The invocation of Warhol seemed apt. Ms. Guinness and her compatriots embody the artist’s dictum about 15 minutes of fame to a degree that, again depending on your perspective, is horrifying or sublime, or both. Everyone is an artist, as Beuys said, and everyone is staring. Part of us wished we had dressed as ornately.
We asked the woman in bathrobe and boots, Elisa Goodkind, about her background. “I used to work in fashion, but now I work in style,” she told us. “One is an industry that is about selling, and the other is about soulfulness and self expression.”
Ms. Guinness, as it happens, has recently taken to referring to herself, on some occasions, as an artist. She makes videos—some are included in the F.I.T. show—and back in May she did a performance before the Met’s Costume Institute gala, in which she got dressed in a window of Barneys.
At the press conference on the morning after the opening, we asked Ms. Guinness which contemporary artists inspire her. She demurred. “I’m more of an Old Masters fan,” she said. “I love Old Master drawings, like Zurbarán and the Spanish masters.”
Ms. Guinness speaks softly and thoughtfully, with a perfectly pitched élan easily associated with aristocracy. “I like some contemporary art,” she continued, “but by no means all.
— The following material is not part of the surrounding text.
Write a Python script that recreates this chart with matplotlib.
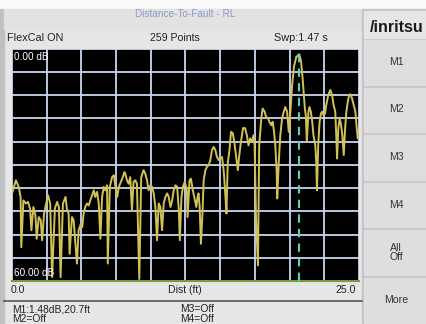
import matplotlib
matplotlib.use('Agg')
import matplotlib.pyplot as plt
from matplotlib.patches import Rectangle
import numpy as np

# trace (distance in ft, return loss in dB)
dist_ft = [0.04, 0.28, 0.48, 0.62, 0.67, 0.82, 1.01, 1.15, 1.30, 1.40, 1.54, 1.69, 1.78, 1.93,
           2.07, 2.17, 2.31, 2.46, 2.60, 2.75, 2.89, 3.09, 3.25, 3.38, 3.50, 3.67, 3.86,
           3.95, 4.08, 4.15, 4.32, 4.44, 4.68, 4.80, 4.97, 5.06, 5.16, 5.28, 5.40, 5.53, 5.64,
           5.77, 5.89, 6.00, 6.13, 6.25, 6.37, 6.49, 6.61, 6.73, 6.85, 6.90, 7.05, 7.21, 7.34,
           7.45, 7.58, 7.70, 7.94, 8.10,
           8.16, 8.28, 8.40, 8.52, 8.64, 8.76, 8.88, 9.00, 9.17, 9.31, 9.48, 9.60, 9.73, 9.84,
           9.97, 10.09, 10.21, 10.33, 10.45, 10.57, 10.69, 10.81, 10.93, 11.05, 11.18, 11.29,
           11.42, 11.54, 11.65, 11.78, 11.90, 12.02, 12.09, 12.21, 12.31, 12.45,
           12.60, 12.65, 12.79, 12.89, 13.03, 13.13, 13.28, 13.37, 13.44, 13.52, 13.61, 13.71,
           13.81, 13.93, 14.04, 14.17, 14.29, 14.41, 14.53, 14.65, 14.77, 14.89, 15.01, 15.13,
           15.25, 15.38, 15.45, 15.54, 15.67, 15.78, 15.91, 16.03, 16.15, 16.27, 16.36, 16.51, 16.65,
           16.80, 16.92, 17.04, 17.16, 17.28, 17.40, 17.48, 17.58, 17.72, 17.81, 17.96, 18.06,
           18.20, 18.30, 18.44, 18.54, 18.68, 18.78, 18.88, 18.97, 19.07, 19.11, 19.22, 19.33,
           19.46, 19.58, 19.69, 19.82, 19.94, 20.06,
           20.18, 20.32, 20.48, 20.70, 20.82, 20.94, 21.03, 21.10, 21.17, 21.24, 21.36, 21.43,
           21.53, 21.63, 21.72, 21.85, 21.92, 21.97, 22.06, 22.16, 22.26, 22.35, 22.45, 22.55,
           22.64, 22.79, 22.93, 23.06, 23.17, 23.29, 23.37, 23.42, 23.51, 23.61, 23.71, 23.80,
           23.90, 24.00, 24.09, 24.19, 24.29, 24.38, 24.50, 24.62, 24.74, 24.82, 24.91, 24.98]

rl_db = [37.0, 34.0, 35.7, 38.3, 51.3, 39.2, 40.0, 39.6, 41.3, 46.9, 40.9, 43.1, 49.1, 43.5,
         44.3, 49.5, 42.6, 40.0, 37.9, 40.0, 59.0, 41.3, 39.6, 40.9, 59.0, 40.0, 38.3,
         41.3, 42.6, 53.0, 43.5, 44.3, 55.5, 46.9, 45.2, 46.1, 42.6, 40.9, 40.0, 40.5, 39.2,
         37.9, 36.6, 38.3, 37.0, 40.0, 49.1, 38.3, 35.7, 36.6, 35.3, 55.5, 35.7, 33.2, 32.7,
         35.7, 38.3, 35.7, 33.6, 31.9,
         32.3, 34.0, 34.9, 33.2, 41.8, 34.4, 34.0, 34.9, 59.5, 33.2, 31.4, 32.3, 34.0, 36.6,
         35.3, 35.7, 37.4, 40.9, 49.5, 40.0, 40.9, 46.9, 40.0, 38.3, 37.4, 38.3,
         40.9, 39.2, 36.6, 35.3, 35.7, 41.8, 49.5, 38.3, 35.7, 34.4,
         36.6, 43.5, 34.0, 33.6, 36.6, 38.3, 40.9, 38.3, 37.4, 40.9, 50.4, 43.5,
         34.0, 31.4, 30.6, 30.1, 28.8, 26.2, 25.4, 26.2, 28.0, 28.8, 28.4, 28.0,
         31.4, 38.3, 42.6, 29.7, 26.2, 21.5, 21.9, 24.5, 28.0, 31.4, 28.0, 23.7, 20.5,
         20.6, 22.4, 25.0, 23.2, 24.1, 22.4, 25.0, 43.8, 56.0, 25.0, 18.0, 15.5,
         16.3, 17.6, 18.0, 18.9, 19.8, 18.9, 21.5, 25.0, 31.9, 38.7, 29.3, 22.4,
         18.0, 16.3, 15.1, 16.3, 21.5, 16.3,
         9.4, 4.6, 2.2, 1.48, 3.2, 7.8, 12.1, 15.5, 17.3, 24.1, 16.3, 15.1,
         16.3, 18.9, 22.4, 25.0, 29.3, 36.6, 25.0, 18.9, 16.8, 16.3, 17.2, 16.8,
         14.6, 12.0, 10.7, 12.0, 14.6, 16.3, 23.2, 28.4, 20.6, 18.0, 19.8, 22.4,
         27.5, 20.6, 16.3, 13.8, 12.0, 11.8, 12.9, 14.6, 16.3, 19.8, 23.2, 21.5]

marker_ft = 20.7
marker_db = 1.48
x_range = (0.0, 25.0)
y_range = (0.0, 60.0)
buttons = ['M1', 'M2', 'M3', 'M4', 'All\nOff', 'More']

W, H = 427, 324
fig = plt.figure(figsize=(W / 100, H / 100), dpi=100)
fig.patch.set_facecolor('#e6e6e6')
plt.rcParams['font.family'] = ['Liberation Sans', 'DejaVu Sans']

# background layer in pixel coordinates
bg = fig.add_axes([0, 0, 1, 1])
bg.set_xlim(0, W)
bg.set_ylim(H, 0)
bg.axis('off')
bg.add_patch(Rectangle((0, 0), W, 9, color='#fafafa'))
bg.add_patch(Rectangle((0, 9), 4, H, color='#c0c0c0'))
bg.add_patch(Rectangle((4, 9), 358, 20, color='#e2e2e2'))
bg.add_patch(Rectangle((362, 9), W - 362, H, color='#c4c4c4'))
bg.add_patch(Rectangle((364, 11), W - 364, 27, color='#e6e6e6'))
btn_top = 40
btn_h = 47.6
for i, b in enumerate(buttons):
    y0 = btn_top + i * btn_h
    bg.add_patch(Rectangle((364, y0), W - 364, btn_h - 3, color='#dedede'))
    bg.text(396, y0 + btn_h / 2 - 2, b, ha='center', va='center', fontsize=7.6,
            color='#333333', linespacing=0.9)
bg.text(397, 27, '/inritsu', ha='center', va='center', fontsize=11.5,
        fontweight='bold', color='#1a1a1a')
bg.plot([4, 362], [300.5, 300.5], color='#555555', lw=1.2)

bg.text(185, 14, 'Distance-To-Fault - RL', ha='center', va='center',
        fontsize=7.2, color='#8c9cc8')
bg.text(7, 38, 'FlexCal ON', ha='left', va='center', fontsize=7.8, color='#222222')
bg.text(175, 38, '259 Points', ha='center', va='center', fontsize=7.6, color='#222222')
bg.text(301, 38, 'Swp:1.47 s', ha='center', va='center', fontsize=7.8, color='#222222')
bg.text(11, 290, '0.0', ha='left', va='center', fontsize=7.6, color='#222222')
bg.text(185, 290, 'Dist (ft)', ha='center', va='center', fontsize=7.6, color='#222222')
bg.text(356, 290, '25.0', ha='right', va='center', fontsize=7.6, color='#222222')
bg.text(12, 309, 'M1:1.48dB,20.7ft', ha='left', va='center', fontsize=7.4, color='#222222')
bg.text(12, 319.5, 'M2=Off', ha='left', va='center', fontsize=7.4, color='#222222')
bg.text(180, 309, 'M3=Off', ha='left', va='center', fontsize=7.4, color='#222222')
bg.text(180, 319.5, 'M4=Off', ha='left', va='center', fontsize=7.4, color='#222222')

# trace area
left, right, top, bottom = 12, 359, 48.5, 281
ax = fig.add_axes([left / W, 1 - bottom / H, (right - left) / W, (bottom - top) / H])
ax.set_facecolor('black')
ax.set_xlim(*x_range)
ax.set_ylim(y_range[1], y_range[0])
ax.set_xticks(np.linspace(x_range[0], x_range[1], 11))
ax.set_yticks(np.linspace(y_range[0], y_range[1], 11))
ax.tick_params(length=0, labelbottom=False, labelleft=False)
ax.grid(True, color='#c8d6ee', lw=1.3)
for s in ax.spines.values():
    s.set_visible(False)
ax.spines['bottom'].set_visible(True)
ax.spines['bottom'].set_color('#7a9a40')
ax.spines['bottom'].set_linewidth(1.5)

ax.plot(dist_ft, rl_db, color='#d2c256', lw=1.4, zorder=3)
ax.axvline(marker_ft, color='#5ccfc0', lw=1.5, ls=(0, (4, 3)), zorder=4)

ax.text(0.005, 0.985, '0.00 dB', transform=ax.transAxes, ha='left', va='top',
        fontsize=7.2, color='white')
ax.text(0.005, 0.015, '60.00 dB', transform=ax.transAxes, ha='left', va='bottom',
        fontsize=7.2, color='white')

fig.savefig('out.png', dpi=100, facecolor=fig.get_facecolor())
It’s difficult to say contemporary artists off the top of my head, because I’m always going back to the past.”
What about her performance? “I sometimes get myself into situations in which the only way through it is to do a performance,” she replied. “To make things relevant in their context, to contextualize why they were done.” There is fashion, but sometimes one has no choice other than to make art.